Logistic regression
Case 6. Fraud vs normal transaction
Fraud is a task where mistakes cost money — sometimes a lot. Unlike the previous cases, here it is important not only to predict the class, but also to understand the consequences of an error. Missing a fraudulent transaction and blocking a legitimate one have very different costs. Logistic regression is often used in such tasks as a baseline risk scoring tool.
Case Goal
Determine whether a transaction is fraudulent and estimate the probability of fraud.
The model should:
1) Assess transaction risk
2) Provide a usable probability
3) Allow you to control system sensitivity via a threshold
Example of use:
<?php
use Rubix\ML\Classifiers\LogisticRegression;
use Rubix\ML\Datasets\Labeled;
// Each sample is a transaction described by 3 numeric features (toy example).

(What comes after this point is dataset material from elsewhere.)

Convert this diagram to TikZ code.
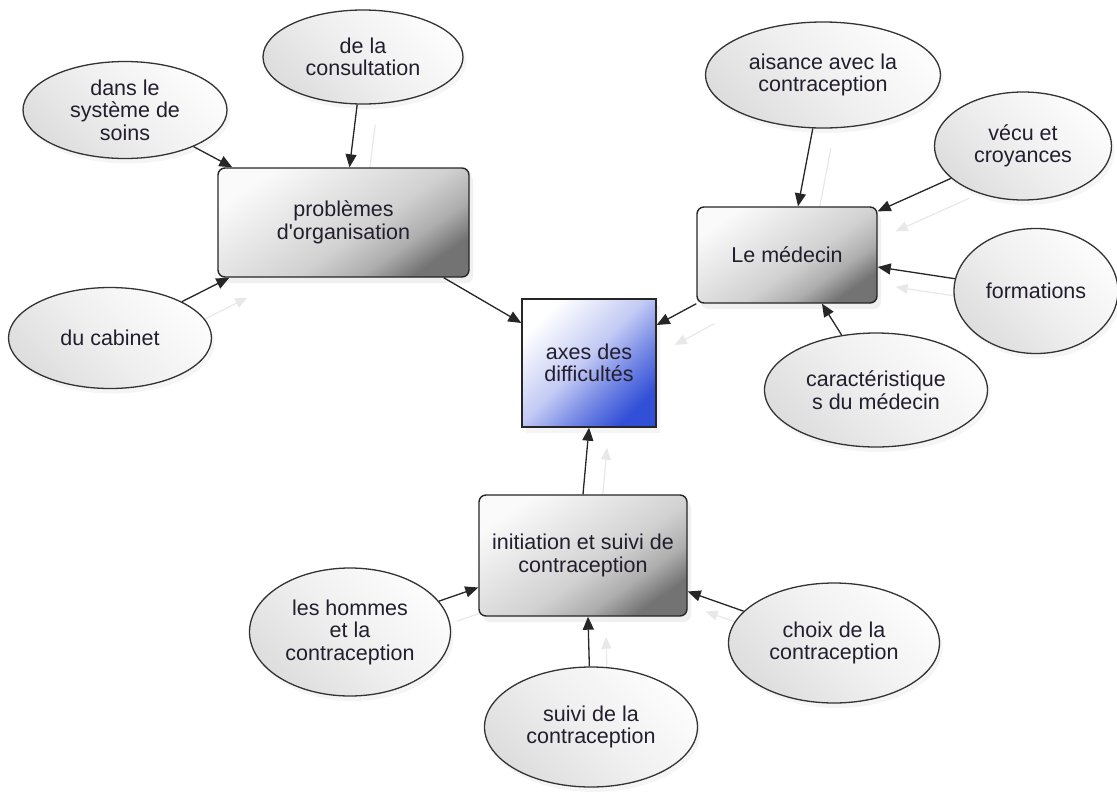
\documentclass[tikz,border=0pt]{standalone}
\usepackage{fontspec}
\setmainfont{Liberation Sans}[Ligatures=TeXOff]
\usetikzlibrary{arrows.meta,shapes.geometric,shadows}
\definecolor{axblue}{RGB}{50,80,215}
\definecolor{axmid}{RGB}{195,202,244}
\definecolor{txt}{RGB}{35,30,45}
\pgfdeclareverticalshading{boxshade}{100bp}{color(0bp)=(black!55); color(25bp)=(black!55); color(34bp)=(black!32); color(45bp)=(black!18); color(60bp)=(black!10); color(75bp)=(black!2); color(100bp)=(black!2)}
\pgfdeclareverticalshading{axshade}{100bp}{color(0bp)=(axblue); color(25bp)=(axblue); color(38bp)=(axblue!55!axmid); color(52bp)=(axmid); color(75bp)=(white); color(100bp)=(white)}
\pgfdeclareverticalshading{ovalshade}{100bp}{color(0bp)=(black!13); color(25bp)=(black!13); color(50bp)=(black!6); color(75bp)=(black!1); color(100bp)=(black!1)}
\pgfdeclarelayer{bg}
\pgfsetlayers{bg,main}
\begin{document}
\begin{tikzpicture}[x=1pt,y=-1pt,
  every node/.style={font=\fontsize{21.5}{22.5}\selectfont, text=txt, align=center, inner sep=0pt},
  oval/.style={ellipse, draw=black!80, line width=1.3pt, shading=ovalshade, shading angle=-45,
    drop shadow={shadow xshift=3pt, shadow yshift=-5pt, opacity=0.08}},
  box/.style={rectangle, rounded corners=7pt, draw=black!85, line width=1.4pt, shading=boxshade, shading angle=35,
    drop shadow={shadow xshift=4pt, shadow yshift=-6pt, opacity=0.12}},
  centerbox/.style={rectangle, draw=black!85, line width=1.4pt, shading=axshade, shading angle=45,
    drop shadow={shadow xshift=4pt, shadow yshift=-6pt, opacity=0.08}},
  arr/.style={-{Triangle[length=13pt,width=11pt]}, line width=1.3pt, draw=black!85, fill=black!85},
  ghost/.style={-{Triangle[length=12pt,width=10pt]}, line width=1.2pt, draw=black!9, fill=black!9,
    transform canvas={shift={(18pt,-20pt)}}}
]
\useasboundingbox (0,0) rectangle (1117,796);

% ellipses
\node[oval, minimum width=204pt, minimum height=97pt] (soins) at (125,110) {dans le\\système de\\soins};
\node[oval, minimum width=200pt, minimum height=94pt] (consult) at (363,57) {de la\\consultation};
\node[oval, minimum width=203pt, minimum height=101pt] (cabinet) at (110,338) {du cabinet};
\node[oval, minimum width=235pt, minimum height=106pt] (aisance) at (823,75) {aisance avec la\\contraception};
\node[oval, minimum width=177pt, minimum height=108pt] (vecu) at (1023,146) {vécu et\\croyances};
\node[oval, minimum width=164pt, minimum height=125pt] (form) at (1036,291) {formations};
\node[oval, minimum width=223pt, minimum height=114pt] (carac) at (876,390) {caractéristique\\s du médecin};
\node[oval, minimum width=201pt, minimum height=128pt] (hommes) at (350,632) {les hommes\\et la\\contraception};
\node[oval, minimum width=213pt, minimum height=120pt] (suivi) at (591,727) {suivi de la\\contraception};
\node[oval, minimum width=211pt, minimum height=120pt] (choix) at (834,643) {choix de la\\contraception};

% boxes
\node[box, minimum width=251pt, minimum height=109pt] (prob) at (343.5,222.5) {problèmes\\d'organisation};
\node[box, minimum width=180pt, minimum height=96pt] (med) at (787,255) {Le médecin};
\node[box, minimum width=208pt, minimum height=121pt] (init) at (583,555.5) {initiation et suivi de\\contraception};
\node[centerbox, minimum width=134pt, minimum height=128pt] (axes) at (589,363) {axes des\\difficultés};

% faint reflected connectors
\begin{pgfonlayer}{bg}
\draw[ghost] (consult) -- ([xshift=6pt]prob.north);
\draw[ghost] (cabinet) -- ([xshift=12pt]prob.south west);
\draw[ghost] (aisance) -- ([xshift=11pt]med.north);
\draw[ghost] (vecu) -- ([yshift=-5pt]med.north east);
\draw[ghost] (form) -- ([yshift=-12pt]med.east);
\draw[ghost] (med.south west) -- ([yshift=38pt]axes.east);
\draw[ghost] (init.north) -- (axes.south);
\draw[ghost] (hommes) -- ([yshift=-32pt]init.west);
\draw[ghost] (suivi) -- ([xshift=5pt]init.south);
\draw[ghost] (choix) -- ([yshift=-36pt]init.east);
\end{pgfonlayer}

% connectors
\draw[arr] (soins) -- ([xshift=15pt]prob.north west);
\draw[arr] (consult) -- ([xshift=6pt]prob.north);
\draw[arr] (cabinet) -- ([xshift=12pt]prob.south west);
\draw[arr] ([xshift=-26pt]prob.south east) -- ([yshift=40pt]axes.west);
\draw[arr] (med.south west) -- ([yshift=38pt]axes.east);
\draw[arr] (init.north) -- (axes.south);
\draw[arr] (aisance) -- ([xshift=11pt]med.north);
\draw[arr] (vecu) -- ([yshift=-5pt]med.north east);
\draw[arr] (form) -- ([yshift=-12pt]med.east);
\draw[arr] (carac) -- ([xshift=35pt]med.south);
\draw[arr] (hommes) -- ([yshift=-32pt]init.west);
\draw[arr] (suivi) -- ([xshift=5pt]init.south);
\draw[arr] (choix) -- ([yshift=-36pt]init.east);
\end{tikzpicture}
\end{document}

// Example interpretation:
// - feature #1: transaction amount
// - feature #2: is international (0/1)
// - feature #3: number of past transactions in a short window
$samples = [
[50, 1, 2],
[5000, 0, 15],
[200, 1, 1],
[7000, 0, 20],
];
// Rubix classifiers require categorical labels.
$labels = ['normal', 'fraud', 'normal', 'fraud'];
$dataset = new Labeled($samples, $labels);
// Train a baseline logistic regression model to estimate fraud risk.
$model = new LogisticRegression();
$model->train($dataset);